Karena kalau memang ASNLF/GAM mengakui kedaulatan NKRI atas Acheh dan UUD 1945, maka tidak perlu harus ada perundingan segala macam, cukup menyatakan ya, dan terima saja apa yang ada.

 

Karena pihak ASNLF/GAM tidak menyepakati UUD 1945 dan tidak menyepakati NKRI berdaulat atas Acheh, maka dengan disepakatinya MoU merupakan jaminan politis dan hukum dari penjajah RI kepada ASNLF/GAM untuk membangun dan menjalankan Pemerintahan Acheh. Artinya secara de-facto wilayah Acheh yang dijajah RI itu diserahkan kepada pihak Pemerintahan Acheh. Dan secara de-jure Pemerintahan Acheh bisa berjalan diwilayah Acheh.

 

Kemudian soal referendum, kalau sebagian besar bangsa Acheh menginginkan referendum, setelah Pemerintahan Acheh berdiri dan berjalan, dan setelah melalui penelitian melalui angket kepada sebagian besar bangsa Acheh yang menghasilkan ya untuk referendum, maka tidak ada alasan untuk tidak diadakan referendum.

 

Selanjutnya Yusra menyinggung: "Acheh tidak bermaksud menjajah Sumatera, seperti tuduhan saudara.
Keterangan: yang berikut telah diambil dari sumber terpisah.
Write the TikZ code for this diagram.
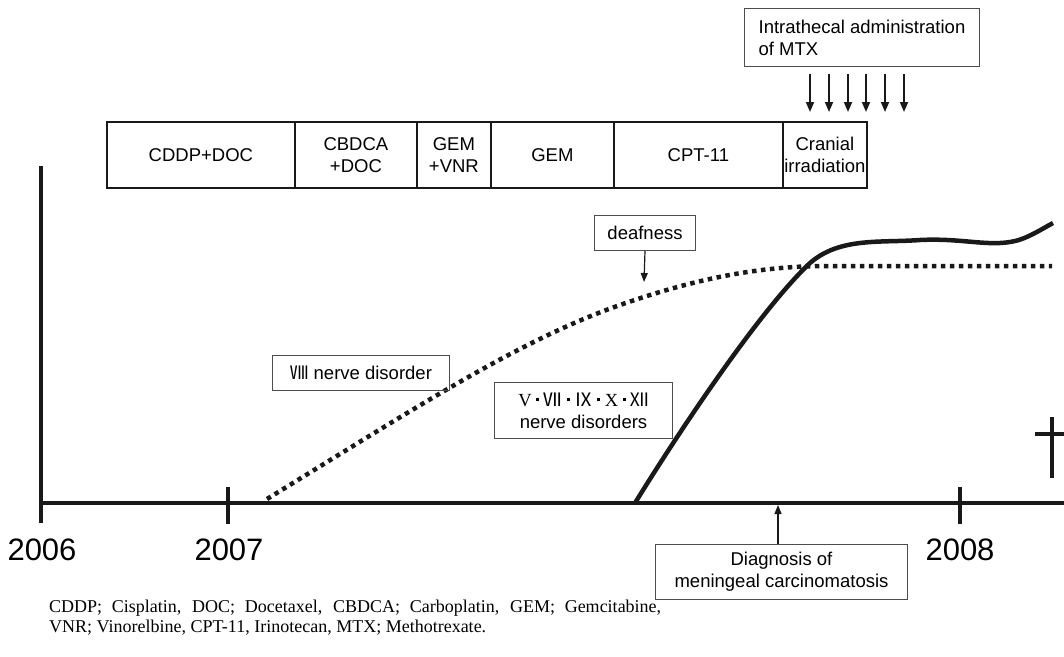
\documentclass[tikz,border=0pt]{standalone}
\usepackage{fontspec}
\setmainfont{Liberation Sans}
\newfontfamily\capfont{Liberation Serif}
\newfontfamily\romfont[RawFeature=+palt]{Noto Sans CJK JP}
\newcommand\rdot{\hspace{4.5pt}\rule[5pt]{3pt}{3pt}\hspace{4.5pt}}
\usetikzlibrary{arrows.meta}
\begin{document}
\begin{tikzpicture}[x=1pt,y=-1pt,
  treat/.style={draw=black!90, line width=1.8pt, inner sep=0pt, align=center,
    font=\fontsize{18.5}{22}\selectfont, anchor=north west, minimum height=66pt},
  lbl/.style={draw=black!70, line width=1pt, inner sep=0pt, align=center,
    font=\fontsize{18.5}{22}\selectfont, anchor=north west},
  axisline/.style={line width=4pt, black!90},
  solidcurve/.style={line width=4.5pt, black!90},
  dotcurve/.style={line width=4.5pt, black!90, dash pattern=on 4.5pt off 4.5pt},
  yearlbl/.style={font=\fontsize{31}{31}\selectfont, inner sep=0pt},
  mtxarrow/.style={line width=1.8pt, black!90, -{Triangle[length=10pt,width=8pt]}},
  thinarrow/.style={line width=1.2pt, black!90, -{Triangle[length=9pt,width=7pt]}},
]
\useasboundingbox (0,0) rectangle (1064,656);

% treatment boxes
\node[treat, minimum width=188pt] (cddp) at (106,121) {CDDP+DOC};
\node[treat, minimum width=122pt] (cbdca) at (294,121) {CBDCA\\+DOC};
\node[treat, minimum width=74pt] (gemvnr) at (416,121) {GEM\\+VNR};
\node[treat, minimum width=123pt] (gem) at (490,121) {GEM};
\node[treat, minimum width=169pt] (cpt) at (613,121) {CPT-11};
\node[treat, minimum width=84pt] (cran) at (782,121) {Cranial\\irradiation};

% intrathecal MTX
\node[lbl, align=left, minimum width=235pt, minimum height=58pt] (itmtx) at (744,8)
  {Intrathecal administration\\of MTX};
\foreach \i/\x in {1/810,2/829,3/848,4/866,5/885,6/904}{
  \coordinate (mt\i) at (\x,74);
  \coordinate (mb\i) at (\x,112);
  \draw[mtxarrow] (mt\i) -- (mb\i);
}

% axes
\coordinate (ytop) at (41,166);
\coordinate (ybot) at (41,523);
\coordinate (x0) at (39,503);
\coordinate (x1) at (1064,503);
\draw[axisline] (ytop) -- (ybot);
\draw[axisline] (x0) -- (x1);
\coordinate (t7a) at (228,487); \coordinate (t7b) at (228,524);
\coordinate (t8a) at (960,487); \coordinate (t8b) at (960,524);
\draw[axisline] (t7a) -- (t7b);
\draw[axisline] (t8a) -- (t8b);

\node[yearlbl] (y2006) at (42,550) {2006};
\node[yearlbl] (y2007) at (229,550) {2007};
\node[yearlbl] (y2008) at (960,550) {2008};

% curves
\draw[dotcurve] (267,499) .. controls (420,405) and (520,340) .. (620,305)
  .. controls (700,277) and (760,267) .. (820,266) -- (1052,266);
\draw[solidcurve] (635,503) .. controls (680,430) and (760,310) .. (810,263)
  .. controls (840,237) and (880,243) .. (920,240)
  .. controls (960,238) and (985,246) .. (1010,242)
  .. controls (1025,240) and (1040,230) .. (1053,223);

% labels
\node[lbl, minimum width=101pt, minimum height=35pt] (deaf) at (594,215) {deafness};
\coordinate (deaftip) at (644,282);
\draw[thinarrow] (deaf.south) -- (deaftip);

\node[lbl, minimum width=177pt, minimum height=35pt] (viii) at (272,355)
  {{\romfont Ⅷ} nerve disorder};
\node[lbl, minimum width=178pt, minimum height=56pt] (vnerve) at (494,382)
  {{\capfont V}\rdot{\romfont Ⅶ}\rdot{\romfont Ⅸ}\rdot{\capfont X}\rdot{\romfont Ⅻ}\\nerve disorders};

\node[lbl, minimum width=252pt, minimum height=55pt] (diag) at (655,544)
  {Diagnosis of\\meningeal carcinomatosis};
\coordinate (diagtip) at (778,505);
\draw[thinarrow] (diag.north -| diagtip) -- (diagtip);

% death mark
\coordinate (dga) at (1052,417); \coordinate (dgb) at (1052,478);
\coordinate (dgc) at (1035,434); \coordinate (dgd) at (1064,434);
\draw[axisline] (dga) -- (dgb);
\draw[axisline] (dgc) -- (dgd);

% caption
\node[anchor=base west, align=left, inner sep=0pt,
  font=\capfont\fontsize{18}{20}\selectfont] (cap) at (49,632)
  {\makebox[612pt][s]{CDDP; Cisplatin, DOC; Docetaxel, CBDCA; Carboplatin, GEM; Gemcitabine,}\\
   VNR; Vinorelbine, CPT-11, Irinotecan, MTX; Methotrexate.};
\end{tikzpicture}
\end{document}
Sultan-sultan Melayu Sumatera menyatukan diri dalam imperium Acheh. Seperti Acheh menyatukan diri dengan imperium Oesmaniyah Turki. Acheh tidak pernah merasa dijajah Turki. Jadi peta penting sebagai dokumen negara Acheh, yang jika ditanya oleh dunia Internasional akan kita jelaskan duduk perkaranya."

 

Khilafah Islamiyah Utsmani itu terdiri dari 29 propinsi, ditambah tiga tributary, dan satu  principality. Dan dari propinsi yang ada itu tidak ada yang namanya propinsi Acheh. Karena memang Acheh bukan salah satu propinsi Khilafah Islamiyah Utsmani, maka Acheh tidak merasa diduduki dan dijajah oleh Khilafah Islamiyah Utsmani. Kalau yang namanya mengadakan hubungan diplomatik antara Acheh dengan Khilafah Islamiyah Utsmani, itu namanya bukan menyatukan diri dengan Khilafah Islamiyah Utsmani.

 

Terakhir, Negara-Negara dan Daerah-Daerah yang berada didalam naungan Republik Indonesia Serikat yang diserahi dan diakui kedaulatannya pada tanggal 27 Desember 1949, itu dari Sumatera adalah Negara Sumatra Selatan dan Negara Sumatra Timur. Sedangkan Acheh tidak termasuk dalam Negara Bagian RIS.

 

Ketika Acheh dicaplok RI-Jawa-Yogya Soekarno dalam RIS pada tanggal 14 Agustus 1950, itu wilayah Acheh yang dicaplok dan dimasukkan kedalam wilayah Sumatra Utara adalah  1. Acheh Besar, 2. Pidie, 3. Acheh-Utara, 4. Acheh-Timur, 5. Acheh-Tengah, 6. Acheh-Barat, 7. Acheh-Selatan dan Kota Besar Kutaraja. Dan wilayah Acheh itulah yang dijadikan sebagai wilayah yang tertuang dalam UU Nomor 24 Tahun 1956 Tentang Pembentukan Daerah Otonomi Propinsi Acheh dan Perubahan Peraturan Pembentukan Propinsi Sumatra Utara.

 

Bagi yang ada minat untuk menanggapi silahkan tujukan atau cc kan kepada ahmad@dataphone.se agar supaya sampai kepada saya dan bagi yang ada waktu untuk membaca tulisan-tulisan saya yang telah lalu yang menyinggung tentang Khilafah Islam dan Undang Undang Madinah silahkan lihat di kumpulan artikel di HP http://www.dataphone.se/~ahmad

Hanya kepada Allah kita memohon pertolongan dan hanya kepada Allah kita memohon petunjuk, amin *.*


Wassalam.


Ahmad Sudirman


http://www.dataphone.se/~ahmad

ahmad@dataphone.se

----------

 

Date: Sun, 4 Sep 2005 20:26:17 +0200 (CEST)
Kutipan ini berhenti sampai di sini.